In the past, I’ve written a lot about being a work in progress. In case it’s not apparent, it’s still all too true. I sometimes feel like I’m coming from behind; I don’t think I grew as much emotionally in high school or even college as many people I knew. Back then I had no idea who I was, and the little I could figure out made me both uncomfortable and unhappy. I had a long way to grow to get past all of that, and I think it’s taken me longer than average.
So here I am at 45. I’m a wife and a mom. I love my family and I love to write. I’m very opinionated and am still intensely, sometimes desperately insecure. I often rub people the wrong way, without trying and frequently without any notion of what I’ve done wrong. The friends with whom I’ve somehow managed to avoid this trap mean the world to me. I’m still trying to figure out who I am and how to live without apologizing for whoever that is. I do think I’ve made progress, overall. My sense of self is still developing, yes, but it’s also strengthening. But then there’s the job stuff….

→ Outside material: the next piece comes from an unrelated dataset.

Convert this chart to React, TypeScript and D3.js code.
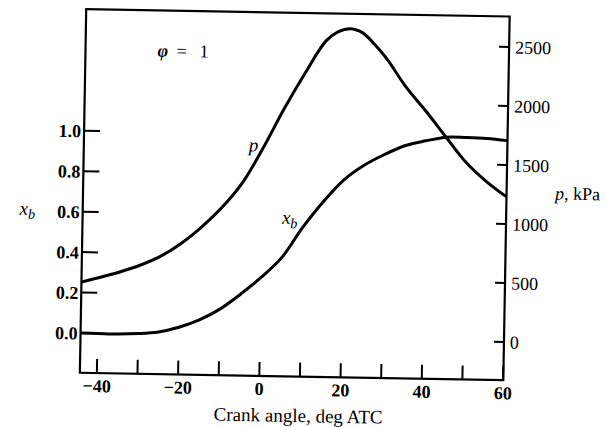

I need to find a job. I’m working part-time at the moment but it won’t be enough money for the long haul. I never had a career, per se. I had jobs I was good at but I never had any passion for them, so the decision to stay home with my kids was an easy one. But now here I am, a stay-at-home mom who has basically been home – and happy to be here – for 11 years. I’ve been told if I go back to my old job I’ll be starting practically from scratch, something that holds no appeal financially or emotionally. But where to go otherwise? I have no clue, and it’s a terrifying concept. I had a period where I sent out countless resumes, often to no response. I went on several interviews, but nothing came of any of them. It used to be back in the day that I’d get offered nearly every job I interviewed for. I took it for granted. The overall lack of interest and/or response during my last round of attempts was uncomfortable and intimidating. It’s left me feeling not-at-all confident, and that’s not a good starting place. It left me curled up in an emotional ball, unwilling to continue to try. I’ve been licking my wounds for awhile now, but I’m running out of both time and excuses.
I am lucky in that I’ve found a husband and partner who accepts me as I am, in whatever form that takes on a given day. He loves me no matter what, and that’s not just lip service. I am grateful, and I adore him. Unfortunately he’s going through a similar struggle, job-wise. It’s a difficult thing for one half of a couple to be going through, but both? We can commiserate but I think it’s hard for either of us to offer fresh perspective or inspiration of any kind. Tough stuff, this.
Anyway, I’m here, writing about it. Me, in all my iterations, like them or not. I’m learning to, thankfully. It feels like the right place to start.